Przy okazji wyprawy do Lublina i kilku uroczystości wykorzystaliśmy moment między licznymi spotkaniami plus standardowymi posiłkami i udało się zagrać rodzinnie w planszówki! Na stół trafił Azul – gra piękna, szybka, interesująca i bardzo przez wszystkich lubiana – zwłaszcza Agnieszkę, o co jasno widać po wynikach 🙂 Kuba grał pierwszy raz, ale bardzo dobrze sobie dawał radę, Agnieszka drugi raz a my z Magdą po raz nie wiadomo który – czego zdecydowanie ostateczny wynik nie oddawał 🙂

Zdecydowane i niesamowite zwycięstwo Agnieszki – i to tylko w 6 rund!
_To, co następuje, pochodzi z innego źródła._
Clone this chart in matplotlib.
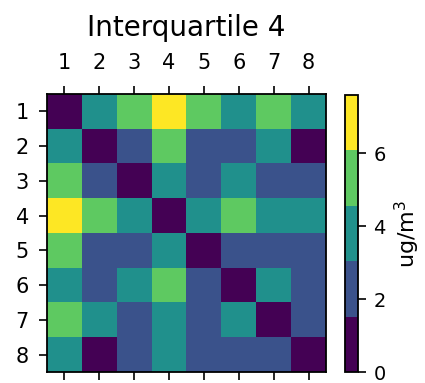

Wysokie wyniki w Azula są możliwe, gdy gra się wiele rund. Minimum to 5 rund, maksymalnie zdarzało się nam grać 8. W tym wypadku w tylko 6 Agnieszka zdobyła 123 punkty – oczywiście z bonusami, co daje średnio powyżej 20 na rundę!



Wzór na planszy mam piękny ale te minus 14 punktów (kafelki na podłodze) ostro mnie zaboli

A potem była pora powrócić do rodzinnych uroczystości – jednak bakcyl planszowego szaleństwa zostało ponownie umocniony!